Sunday, March 13, 2016

March Madness

     As the temperatures are rising, the days grow longer, and you see the sightings from other folks- sometimes it can drive you mad. You have the urge to get out to see if you too can find those things, getting time in anyway you can. We all get a little bit of spring fever, the urge to be outside- but for viewing other species, it escalates a bit more than it should.
While Tim worked on our bikes, I sat on the stoop watching our avian neighbors. This mockingbird was eating berries from the ivy growing on the row house next door.
This male house sparrow was looking to spruce up his nest within a little old utility box on the house that we live in.
The same male house sparrow, floofed and chirping to other house sparrows nearby. 
Yesterday, after a full day of work, I made a pitstop on my drive home to Green-Wood Cemetery, where I had to explain to the guard why I had humpback whale baleen in my back seat and that I was just going throught real quick to look for woodcocks... which I did not find.
Instead of woodcocks, I saw my first Eastern phoebe of 2016, tons of common grackles, song sparrows, and my favorite introduced resident, the quaker parrots!
They were taking advantage of spring too, feeding on the new bugs coming in on the trees, waking up from their winter dormancy.
They fed in a small group in this small tree near the main gate, not too far from their massive nest.
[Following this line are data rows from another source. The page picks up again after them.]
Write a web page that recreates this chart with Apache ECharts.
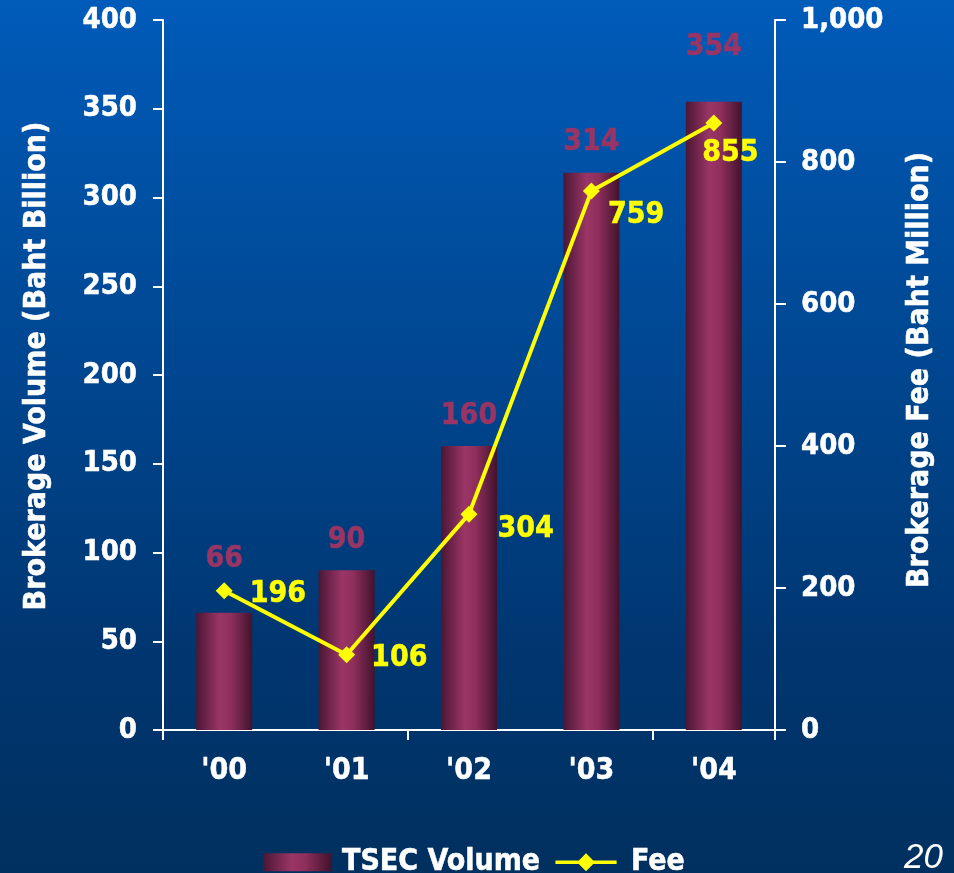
<!DOCTYPE html>
<html>
<head>
<meta charset="utf-8">
<script src="https://cdn.jsdelivr.net/npm/echarts@6/dist/echarts.min.js"></script>
<style>
  html, body { margin: 0; padding: 0; background: #00305f; }
  #chart { width: 954px; height: 873px; }
</style>
</head>
<body>
<div id="chart"></div>
<script>
// Years, TSEC brokerage volume (Baht billion) and brokerage fee (Baht million)
const years = ["'00", "'01", "'02", "'03", "'04"];
const volume = [66, 90, 160, 314, 354];
const fee = [196, 106, 304, 759, 855];

// Axis ranges
const volumeAxis = { min: 0, max: 400, step: 50 };
const feeAxis = { min: 0, max: 1000, step: 200 };

const FONT = "'DejaVu Sans Condensed', 'DejaVu Sans', sans-serif";

// Label placement tweaks per point
const volumeLabelShift = [[0, -24], [0, 0], [0, 0], [0, 0], [0, -24]];
const feeLabelShift = [[17, 3], [16, 3], [20, 15], [8, 24], [-20, 30]];

const barFill = new echarts.graphic.LinearGradient(0, 0, 1, 0, [
  { offset: 0, color: '#4a1735' },
  { offset: 0.42, color: '#9b3566' },
  { offset: 0.62, color: '#8e2f5c' },
  { offset: 1, color: '#42132d' }
]);

// Legend marker for the fee line: a thick stroke with a diamond in the middle
const feeLegendIcon = 'path://M0,7 L26,7 L34,-1 L42,7 L68,7 L68,11 L42,11 L34,19 L26,11 L0,11 Z';

const whiteBold = (size) => ({
  color: '#ffffff', fontSize: size, fontWeight: 'bold', fontFamily: FONT,
  textBorderColor: '#ffffff', textBorderWidth: 0.5
});

const chart = echarts.init(document.getElementById('chart'), null, { renderer: 'canvas' });

chart.setOption({
  backgroundColor: new echarts.graphic.LinearGradient(0, 0, 0, 1, [
    { offset: 0, color: '#005bb9' },
    { offset: 0.75, color: '#003670' },
    { offset: 1, color: '#00305f' }
  ]),
  animation: false,
  textStyle: { fontFamily: FONT },
  grid: { left: 163, right: 179, top: 20, bottom: 143, containLabel: false },
  legend: {
    left: 258,
    top: 842,
    itemWidth: 68,
    itemHeight: 18,
    itemGap: 15,
    textStyle: Object.assign(whiteBold(30), { padding: [0, 0, 0, 6] }),
    data: [
      { name: 'TSEC Volume', icon: 'rect' },
      { name: 'Fee', icon: feeLegendIcon, itemStyle: { color: '#ffff00' } }
    ]
  },
  xAxis: {
    type: 'category',
    data: years,
    boundaryGap: true,
    axisLine: { lineStyle: { color: '#ffffff', width: 2 } },
    axisTick: {
      show: true,
      interval: (i) => i % 2 === 0,
      length: 10,
      lineStyle: { color: '#ffffff', width: 2 }
    },
    axisLabel: Object.assign(whiteBold(30), { margin: 26, lineHeight: 30 })
  },
  yAxis: [
    {
      type: 'value',
      min: volumeAxis.min, max: volumeAxis.max, interval: volumeAxis.step,
      position: 'left',
      name: 'Brokerage Volume (Baht Billion)',
      nameLocation: 'middle',
      nameRotate: 90,
      nameGap: 111,
      nameTextStyle: Object.assign(whiteBold(30), { padding: [0, 0, 0, 18] }),
      axisLine: { show: true, lineStyle: { color: '#ffffff', width: 2 } },
      axisTick: { show: true, length: 10, lineStyle: { color: '#ffffff', width: 2 } },
      axisLabel: Object.assign(whiteBold(29), { margin: 26 }),
      splitLine: { show: false }
    },
    {
      type: 'value',
      min: feeAxis.min, max: feeAxis.max, interval: feeAxis.step,
      position: 'right',
      name: 'Brokerage Fee (Baht Million)',
      nameLocation: 'middle',
      nameRotate: 90,
      nameGap: 130,
      nameTextStyle: Object.assign(whiteBold(30), { padding: [0, 0, 0, 10] }),
      axisLine: { show: true, lineStyle: { color: '#ffffff', width: 2 } },
      axisTick: { show: true, length: 11, lineStyle: { color: '#ffffff', width: 2 } },
      axisLabel: Object.assign(whiteBold(29), {
        margin: 26,
        formatter: v => v.toLocaleString('en-US')
      }),
      splitLine: { show: false }
    }
  ],
  series: [
    {
      name: 'TSEC Volume',
      type: 'bar',
      yAxisIndex: 0,
      barWidth: 56,
      itemStyle: { color: barFill },
      label: {
        show: true,
        position: 'top',
        distance: 15,
        color: '#983565',
        fontSize: 30,
        fontWeight: 'bold',
        fontFamily: FONT,
        textBorderColor: '#983565',
        textBorderWidth: 0.5
      },
      data: volume.map((v, i) => ({ value: v, label: { offset: volumeLabelShift[i] } }))
    },
    {
      name: 'Fee',
      type: 'line',
      yAxisIndex: 1,
      symbol: 'diamond',
      symbolSize: 17,
      lineStyle: { color: '#ffff00', width: 4 },
      itemStyle: { color: '#ffff00' },
      label: {
        show: true,
        position: 'right',
        distance: 0,
        color: '#ffff00',
        fontSize: 30,
        fontWeight: 'bold',
        fontFamily: FONT,
        textBorderColor: '#ffff00',
        textBorderWidth: 0.5
      },
      data: fee.map((v, i) => ({ value: v, label: { offset: feeLabelShift[i] } }))
    }
  ],
  graphic: [
    {
      type: 'text',
      left: 904,
      top: 841,
      style: {
        text: '20',
        fill: '#ffffff',
        fontSize: 35,
        fontStyle: 'italic',
        fontFamily: "'Liberation Sans', Arial, sans-serif"
      }
    }
  ]
});
</script>
</body>
</html>
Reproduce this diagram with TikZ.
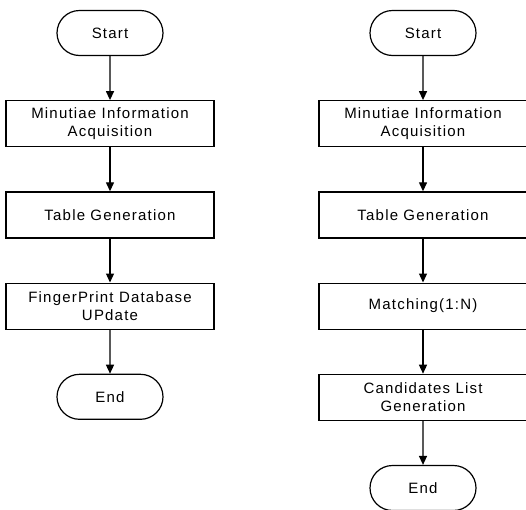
\documentclass[tikz,border=0pt]{standalone}
\usepackage{fontspec}
\setmainfont[LetterSpace=8]{Liberation Sans}
\usetikzlibrary{arrows.meta}
\usetikzlibrary{shapes.misc}
\usetikzlibrary{positioning}

\tikzset{
  flowline/.style={line width=1.3pt,-{Triangle[length=9pt,width=8pt]}},
  termbox/.style={rounded rectangle,draw,line width=1.2pt,minimum width=106pt,minimum height=45pt,inner sep=0pt},
  procbox/.style={rectangle,draw,line width=1.2pt,minimum width=208pt,minimum height=46pt,inner sep=0pt,align=center}
}

\begin{document}
\begin{tikzpicture}[x=1pt,y=-1pt,node distance=44pt,font=\fontsize{15}{18.5}\selectfont]
                    \useasboundingbox (0,0) rectangle (526,509);
                    \node[termbox] (lstart) at (110,33) {Start};
                    \node[procbox,below=of lstart] (lacq) {Minutiae Information\\Acquisition};
                    \node[procbox,below=of lacq] (ltable) {Table Generation};
                    \node[procbox,below=of ltable] (lupdate) {FingerPrint Database\\UPdate};
                    \node[termbox,below=of lupdate] (lend) {End};
                    \draw[flowline] (lstart) -- (lacq);
                    \draw[flowline] (lacq) -- (ltable);
                    \draw[flowline] (ltable) -- (lupdate);
                    \draw[flowline] (lupdate) -- (lend);
                    \node[termbox] (rstart) at (423,33) {Start};
                    \node[procbox,below=of rstart] (racq) {Minutiae Information\\Acquisition};
                    \node[procbox,below=of racq] (rtable) {Table Generation};
                    \node[procbox,below=of rtable] (rmatch) {Matching(1:N)};
                    \node[procbox,below=of rmatch] (rcand) {Candidates List\\Generation};
                    \node[termbox,below=of rcand] (rend) {End};
                    \draw[flowline] (rstart) -- (racq);
                    \draw[flowline] (racq) -- (rtable);
                    \draw[flowline] (rtable) -- (rmatch);
                    \draw[flowline] (rmatch) -- (rcand);
                    \draw[flowline] (rcand) -- (rend);
\end{tikzpicture}
\end{document}
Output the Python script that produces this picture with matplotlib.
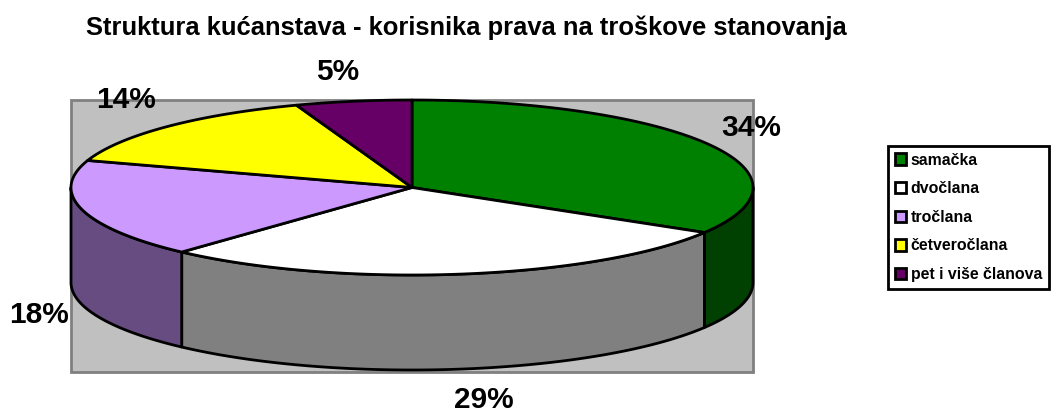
#!/usr/bin/env python3

import numpy as np
import matplotlib

matplotlib.use("Agg")
import matplotlib.pyplot as plt
from matplotlib.patches import Patch, Polygon, Rectangle

TITLE = "Struktura kućanstava - korisnika prava na troškove stanovanja"
categories = ["samačka", "dvočlana", "tročlana", "četveročlana", "pet i više članova"]
shares = [33.6, 28.2, 18.2, 14.5, 5.5]
pct_labels = ["34%", "29%", "18%", "14%", "5%"]
top_colors = ["#008000", "#ffffff", "#cc99ff", "#ffff00", "#660066"]
side_colors = ["#004000", "#808080", "#664c80", "#808000", "#330033"]
label_pos = [(751, 128), (484, 400), (39, 315), (126, 100), (338, 72)]

CX, CY, RX, RY, DEPTH = 412, 187.5, 341, 87.5, 95
LW = 2.0


def arc(a0, a1):
    t = np.radians(np.linspace(a0, a1, 200))
    return CX + RX * np.cos(t), CY - RY * np.sin(t)


def main():
    plt.rcParams["font.family"] = ["Liberation Sans", "DejaVu Sans"]
    fig = plt.figure(figsize=(10.56, 4.12), dpi=100)
    ax = fig.add_axes([0, 0, 1, 1])
    ax.set_xlim(0, 1056)
    ax.set_ylim(412, 0)
    ax.axis("off")

    ax.add_patch(Rectangle((71, 100), 682, 272, fc="#c0c0c0", ec="#808080", lw=2))

    edges = 90 - np.cumsum([0] + shares) / sum(shares) * 360

    # side wall, only the part facing the viewer (angles 180..360)
    for i in range(len(shares)):
        lo, hi = max(edges[i + 1], -180), min(edges[i], 0)
        if lo >= hi:
            continue
        x, y = arc(lo, hi)
        pts = np.column_stack([np.r_[x, x[::-1]], np.r_[y, y[::-1] + DEPTH]])
        ax.add_patch(Polygon(pts, fc=side_colors[i], ec="black", lw=LW, joinstyle="round"))

    for i in range(len(shares)):
        x, y = arc(edges[i + 1], edges[i])
        pts = np.column_stack([np.r_[CX, x], np.r_[CY, y]])
        ax.add_patch(Polygon(pts, fc=top_colors[i], ec="black", lw=LW, joinstyle="round"))

    for (lx, ly), txt in zip(label_pos, pct_labels):
        ax.text(lx, ly, txt, fontsize=21.5, fontweight="bold", ha="center", va="center")

    ax.text(466, 28, TITLE, fontsize=18.4, fontweight="bold", ha="center", va="center")

    handles = [Patch(fc=c, ec="black", lw=2) for c in top_colors]
    leg = ax.legend(
        handles,
        categories,
        loc="upper left",
        bbox_to_anchor=(888 / 1056, 1 - 146 / 412),
        borderaxespad=0,
        fancybox=False,
        framealpha=1,
        edgecolor="black",
        prop={"size": 11.4, "weight": "bold"},
        handlelength=0.72,
        handleheight=0.72,
        handletextpad=0.3,
        labelspacing=0.86,
        borderpad=0.42,
    )
    leg.get_frame().set_linewidth(2)

    fig.savefig("out.png", dpi=100)


if __name__ == "__main__":
    main()
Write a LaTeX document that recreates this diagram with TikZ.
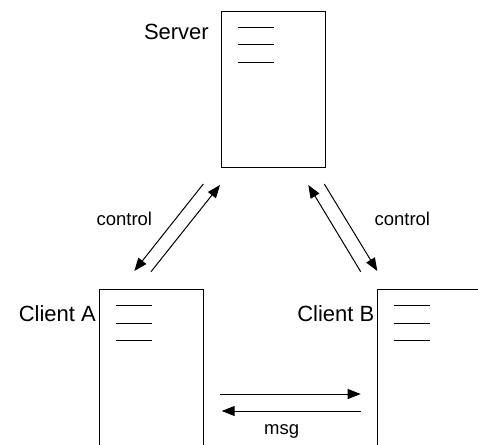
\documentclass[tikz,border=0pt]{standalone}
\usepackage{fontspec}
\setmainfont{Liberation Sans}
\usetikzlibrary{arrows.meta,calc}
\begin{document}
\begin{tikzpicture}[x=1pt,y=-1pt,
  docbox/.style={draw=black,line width=1pt,fill=white,inner sep=0pt,minimum width=104pt},
  bigtxt/.style={font=\fontsize{22}{26}\selectfont,inner sep=0pt,anchor=base east},
  smalltxt/.style={font=\fontsize{18.5}{22}\selectfont,inner sep=0pt,anchor=base},
  conn/.style={line width=1pt,-{Triangle[length=13pt,width=10pt]}},
  docline/.style={line width=1pt}]
\useasboundingbox (0,0) rectangle (478,444);
\clip (0,0) rectangle (478,444);
% boxes
\node[docbox,minimum height=156pt,anchor=north west] (server) at (221,11) {};
\node[docbox,minimum height=200pt,anchor=north west] (clientA) at (99,289) {};
\node[docbox,minimum height=200pt,anchor=north west] (clientB) at (377,289) {};
% document lines
\foreach \b in {server,clientA,clientB}{
  \foreach \dy in {16.5,34,51.5}{
    \draw[docline] ($(\b.north west)+(16.5,\dy)$) -- ++(36.5,0);
  }
}
% labels
\node[bigtxt] (lserver) at (209,40) {Server};
\node[bigtxt] (lclientA) at (96,321.5) {Client A};
\node[bigtxt] (lclientB) at (374.5,321.5) {Client B};
% control arrows (left)
\coordinate (a1s) at (203.3,184);
\coordinate (a1e) at (134.3,271);
\coordinate (a2s) at (151,271.7);
\coordinate (a2e) at (220,185);
\draw[conn] (a1s) -- (a1e);
\draw[conn] (a2s) -- (a2e);
% control arrows (right)
\coordinate (b1s) at (324.3,184);
\coordinate (b1e) at (377.3,271);
\coordinate (b2s) at (360.7,271.7);
\coordinate (b2e) at (308.3,185);
\draw[conn] (b1s) -- (b1e);
\draw[conn] (b2s) -- (b2e);
% msg arrows
\coordinate (m1s) at (220,394);
\coordinate (m1e) at (360.7,394);
\coordinate (m2s) at (360.7,411);
\coordinate (m2e) at (221.7,411);
\draw[conn] (m1s) -- (m1e);
\draw[conn] (m2s) -- (m2e);
% small labels
\node[smalltxt] (lctrlA) at (124.3,225.5) {control};
\node[smalltxt] (lctrlB) at (402.3,225.5) {control};
\node[smalltxt] (lmsg) at (281.7,434.5) {msg};
\end{tikzpicture}
\end{document}
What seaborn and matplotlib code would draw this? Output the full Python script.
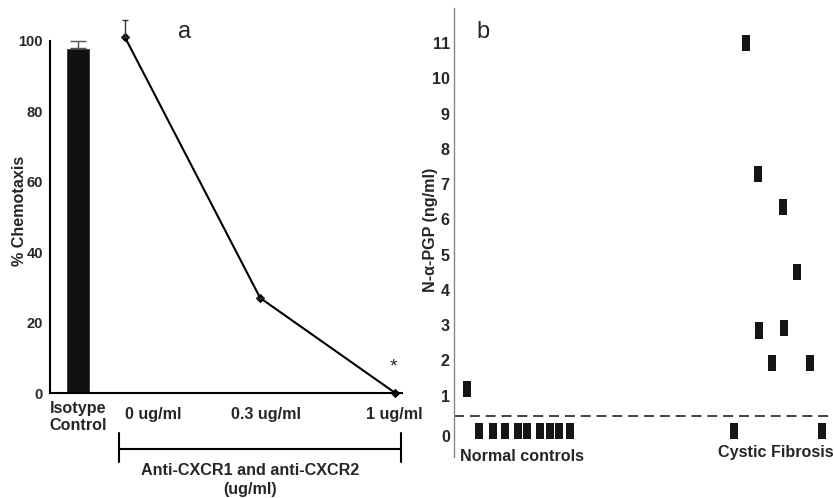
import numpy as np
import pandas as pd
import matplotlib
matplotlib.use("Agg")
import matplotlib.pyplot as plt
import matplotlib.path as mpath
import matplotlib.transforms as mtransforms
import seaborn as sns

# ---------------- data ----------------
# panel a
bar_label = "Isotype\nControl"
bar_value = 98
bar_err = 2
doses = ["0 ug/ml", "0.3 ug/ml", "1 ug/ml"]
dose_values = [101, 27, 0]
dose_err = [5, 0, 0]

# panel b
normal_values = [1.2, 0, 0, 0, 0, 0, 0, 0, 0, 0]
cf_values = [0, 11, 7.3, 2.85, 1.93, 6.35, 2.93, 4.5, 1.93, 0]
threshold = 0.43
yticks_b = list(range(0, 12))

# ---------------- layout positions ----------------
bar_x = 0.652
dose_x = [1, 2, 3]
dose_label_x = [1.21, 2.04, 2.99]
normal_x = [13, 25, 39, 51, 64, 73, 86, 96, 105, 116]
cf_x = [280, 292, 304, 305, 318, 329, 330, 343, 356, 368]

sns.set_style("white")
plt.rcParams['font.family'] = ['Liberation Sans', 'DejaVu Sans']

FS = 11.6

fig = plt.figure(figsize=(8.34, 4.98), dpi=100)

# ================= panel a =================
ax = fig.add_axes([50/834, 105/498, 352/834, 352/498])
sns.barplot(x=[bar_x], y=[bar_value], native_scale=True, width=0.178,
            color="#111111", errorbar=None, ax=ax, saturation=1)
ax.errorbar([bar_x], [bar_value], yerr=[[0], [bar_err]], fmt="none",
            ecolor="#555555", elinewidth=1, capsize=6, clip_on=False)

df_a = pd.DataFrame({"x": dose_x, "y": dose_values})
sns.lineplot(data=df_a, x="x", y="y", color="black", linewidth=1.5,
             marker="D", markersize=4.5, markeredgecolor="black", ax=ax,
             clip_on=False)
ax.errorbar(dose_x, dose_values, yerr=[[0]*3, dose_err], fmt="none",
            ecolor="#333333", elinewidth=1, capsize=2.5, clip_on=False)

ax.set_xlim(0.444, 3.05)
ax.set_ylim(0, 100)
ax.set_yticks([0, 20, 40, 60, 80, 100])
ax.set_yticklabels([str(v) for v in [0, 20, 40, 60, 80, 100]],
                   fontweight="bold", fontsize=10.5)
ax.tick_params(axis="y", length=0, pad=5)
ax.set_xticks([])
ax.set_xlabel("")
ax.set_ylabel("")
for s in ["top", "right"]:
    ax.spines[s].set_visible(False)
for s in ["left", "bottom"]:
    ax.spines[s].set_color("black")
    ax.spines[s].set_linewidth(1.5)

# x labels
ax.text(bar_x, -6.8, bar_label, ha="center", va="center", fontsize=FS,
        fontweight="bold", linespacing=1.22)
for lx, lab in zip(dose_label_x, doses):
    ax.text(lx, -6.2, lab, ha="center", va="center", fontsize=FS,
            fontweight="bold")
# bracket
ax.plot([0.956, 3.044], [-15.9, -15.9], color="black", lw=1.5, clip_on=False)
ax.plot([0.956, 0.956], [-11.4, -19.6], color="black", lw=1.5, clip_on=False)
ax.plot([3.044, 3.044], [-11.4, -19.6], color="black", lw=1.5, clip_on=False)
ax.text(1.926, -20.0, "Anti-CXCR1 and anti-CXCR2\n(ug/ml)", ha="center",
        va="top", fontsize=FS, fontweight="bold", linespacing=1.3)
ax.text(2.985, 7.5, "*", ha="center", va="center", fontsize=14)

fig.text(185/834, 1 - 32/498, "a", ha="center", va="center", fontsize=17)
fig.text(20/834, 1 - 211/498, "% Chemotaxis", rotation=90, ha="center",
         va="center", fontsize=FS, fontweight="bold")

# ================= panel b =================
bx = fig.add_axes([454/834, 41/498, 380/834, 449/498])
df_b = pd.DataFrame({
    "x": normal_x + cf_x,
    "y": normal_values + cf_values,
    "group": ["Normal controls"] * len(normal_values) + ["Cystic Fibrosis"] * len(cf_values),
})
rect = mpath.Path([(-0.25, -0.5), (0.25, -0.5), (0.25, 0.5), (-0.25, 0.5), (-0.25, -0.5)],
                  closed=True)
sns.scatterplot(data=df_b, x="x", y="y", marker=rect, s=135, color="#151515",
                edgecolor="none", linewidth=0, ax=bx, legend=False, clip_on=False)
bx.axhline(threshold, color="#222222", lw=1.2, dashes=(6, 3.5))
bx.set_xlim(0, 380)
bx.set_ylim(-0.74, 12)
bx.set_yticks(yticks_b)
bx.set_yticklabels([str(v) for v in yticks_b], fontweight="bold", fontsize=FS)
bx.tick_params(axis="y", length=0, pad=3)
# the "0" label sits slightly lower in the reference
lab0 = bx.get_yticklabels()[0]
lab0.set_transform(lab0.get_transform() +
                   mtransforms.ScaledTranslation(0, -5/100, fig.dpi_scale_trans))
bx.set_xticks([])
bx.set_xlabel("")
bx.set_ylabel("")
for s in ["top", "right", "bottom"]:
    bx.spines[s].set_visible(False)
bx.spines["left"].set_color("#888888")
bx.spines["left"].set_linewidth(1)

bx.text(6, -0.72, "Normal controls", ha="left", va="center", fontsize=FS,
        fontweight="bold")
bx.text(322, -0.6, "Cystic Fibrosis", ha="center", va="center", fontsize=FS,
        fontweight="bold")
fig.text(483/834, 1 - 32/498, "b", ha="center", va="center", fontsize=17)
fig.text(430/834, 1 - 230/498, "N-\u03b1-PGP (ng/ml)", rotation=90, ha="center",
         va="center", fontsize=FS, fontweight="bold")

fig.savefig("out.png", dpi=100)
I could watch these guys for hours, they are so acrobatic, yet clumsy and comical as they sometimes trip over their own toes.
This individual is missing part of toe on its left foot. Their feet are used not only to grip branches, but to grasp items to eat or explore/destroy. Their feet are well adapted, especially to satisfy the curious nature of these birds.
I got up at &am, but really 8am (we sprung ahead) and I thought, maybe if I got an early start I'd find a woodcock. Again, a big fat NO for woodcocks-- but woodchucks-- I saw quite a few on the run in different parts of the cemetery. This one I found near the Ft. Hamilton entrance, I took this from my car as he ran alongside the road in the grass.
His burrow was in this tree stump, I found another burrow right against a headstone in a different part of the cemetery. I bet these guys must drive the groundskeepers nuts-- but I enjoy seeing them.
Before he departed underground. You can tell he is freshly woken, he looked a bit scraggly and slim. I bet all he is doing is looking for yummy vegetation to eat as new buds come out of the ground.